■ Written instruction ■
Calculate how many lines in the following records hold the word "Write", and report that number without comment.

— start of Task data —

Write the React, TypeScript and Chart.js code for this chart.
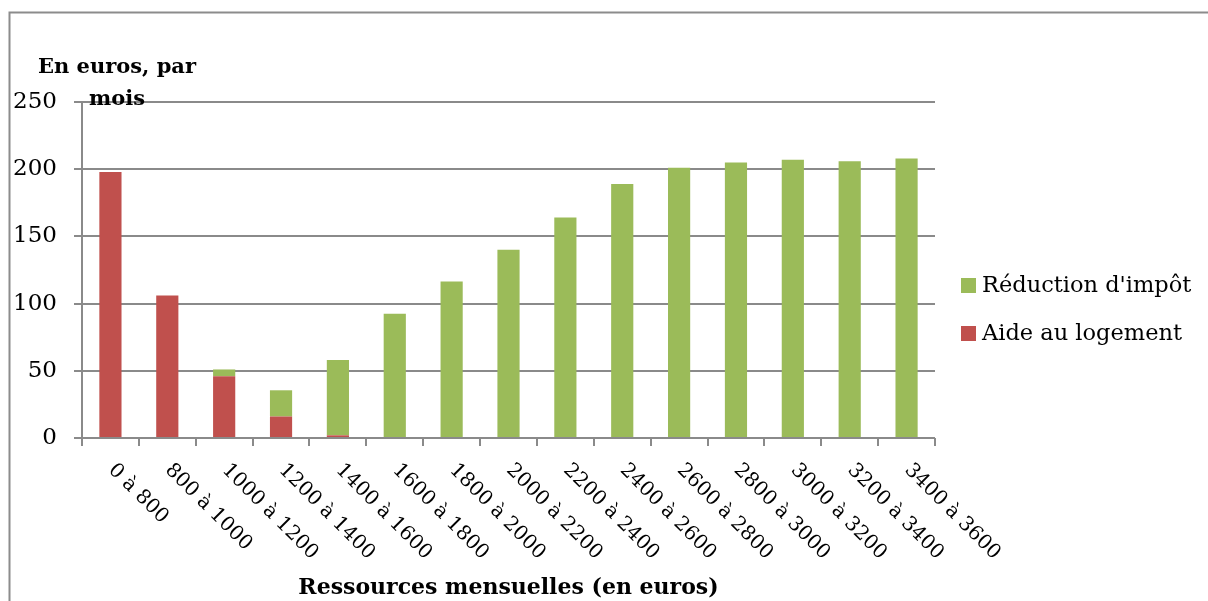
import React, { useEffect, useRef } from "react";
import { Chart, registerables } from "chart.js";

Chart.register(...registerables);

const categories = [
  "0 à 800", "800 à 1000", "1000 à 1200", "1200 à 1400", "1400 à 1600",
  "1600 à 1800", "1800 à 2000", "2000 à 2200", "2200 à 2400", "2400 à 2600",
  "2600 à 2800", "2800 à 3000", "3000 à 3200", "3200 à 3400", "3400 à 3600",
];
const aideLogement = [198, 106, 46, 16, 2, 0, 0, 0, 0, 0, 0, 0, 0, 0, 0];
const reductionImpot = [0, 0, 5, 19.5, 56, 92.5, 116.5, 140, 164, 189, 201, 205, 207, 206, 208];
const yTicks = [0, 50, 100, 150, 200, 250];
const yTitleLines = ["En euros, par", "mois"];
const xTitle = "Ressources mensuelles (en euros)";

const FONT = "'DejaVu Serif', serif";
const GRID = "#8a8a8a";

const customPlugin = {
  id: "custom",
  afterDraw(chart: any) {
    const ctx = chart.ctx;
    const xs = chart.scales.x;
    const area = chart.chartArea;
    ctx.save();
    // outer frame
    ctx.strokeStyle = "#8c8c8c";
    ctx.lineWidth = 2;
    ctx.beginPath();
    ctx.moveTo(1208, 12.5);
    ctx.lineTo(9.5, 12.5);
    ctx.lineTo(9.5, 601);
    ctx.stroke();

    // rotated category labels
    ctx.fillStyle = "#000";
    ctx.font = `20px ${FONT}`;
    ctx.textAlign = "left";
    ctx.textBaseline = "middle";
    (chart.data.labels as string[]).forEach((lab, i) => {
      const x = xs.getPixelForValue(i);
      ctx.save();
      ctx.translate(x + 1, 467);
      ctx.rotate(Math.PI / 4);
      ctx.fillText(lab, 0, 0);
      ctx.restore();
    });

    // x title
    ctx.font = `bold 22px ${FONT}`;
    ctx.textAlign = "center";
    ctx.textBaseline = "alphabetic";
    ctx.fillText(xTitle, (area.left + area.right) / 2, 594);

    // y title
    ctx.font = `bold 21px ${FONT}`;
    ctx.fillText(yTitleLines[0], 117, 73);
    ctx.fillText(yTitleLines[1], 117, 105);

    // legend (reverse order)
    ctx.font = `22.5px ${FONT}`;
    ctx.textAlign = "left";
    ctx.textBaseline = "middle";
    const ds = [...chart.data.datasets].reverse();
    ds.forEach((d: any, i: number) => {
      const y = 286 + i * 48;
      ctx.fillStyle = d.backgroundColor;
      ctx.fillRect(961, y - 8, 15, 15);
      ctx.fillStyle = "#000";
      ctx.fillText(d.label, 982, y);
    });
    ctx.restore();
  },
};

export default function App() {
  const ref = useRef<HTMLCanvasElement | null>(null);
  useEffect(() => {
    if (!ref.current) return;
    const chart = new Chart(ref.current, {
      type: "bar",
      data: {
        labels: categories,
        datasets: [
          {
            label: "Aide au logement",
            data: aideLogement,
            backgroundColor: "#C0504D",
            barPercentage: 0.39,
            categoryPercentage: 1,
          },
          {
            label: "Réduction d'impôt",
            data: reductionImpot,
            backgroundColor: "#9BBB59",
            barPercentage: 0.39,
            categoryPercentage: 1,
          },
        ],
      },
      options: {
        animation: false,
        responsive: false,
        devicePixelRatio: 1,
        layout: { padding: { left: 0, top: 102, right: 273, bottom: 0 } },
        plugins: { legend: { display: false }, tooltip: { enabled: false }, title: { display: false } },
        scales: {
          x: {
            stacked: true,
            grid: {
              offset: true,
              drawOnChartArea: false,
              drawTicks: true,
              tickLength: 8,
              color: GRID,
              lineWidth: 2,
            },
            border: { display: false },
            ticks: { display: false },
            afterFit(scale: any) {
              scale.height = 163;
            },
          },
          y: {
            stacked: true,
            min: 0,
            max: 250,
            afterBuildTicks(scale: any) {
              scale.ticks = yTicks.map((v) => ({ value: v }));
            },
            grid: { color: GRID, lineWidth: 2, tickLength: 8 },
            border: { display: true, color: GRID, width: 2 },
            ticks: {
              font: { family: "DejaVu Serif", size: 23 },
              color: "#000",
              padding: 17,
            },
            afterFit(scale: any) {
              scale.width = 82;
            },
          },
        },
      },
      plugins: [customPlugin],
    });
    return () => chart.destroy();
  }, []);
  return (
    <div style={{ position: "absolute", left: 0, top: 0, width: 1208, height: 601, background: "#fff" }}>
      <canvas ref={ref} width={1208} height={601} style={{ width: 1208, height: 601, display: "block" }} />
    </div>
  );
}
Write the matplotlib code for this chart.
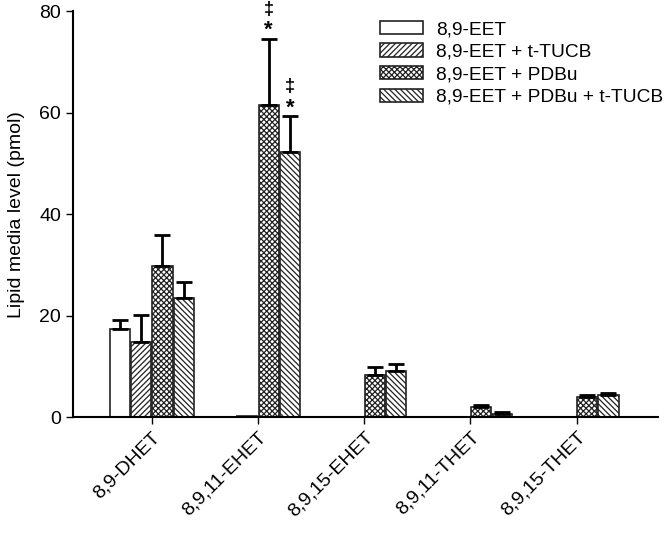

— end of Task data —

■ Result ■
2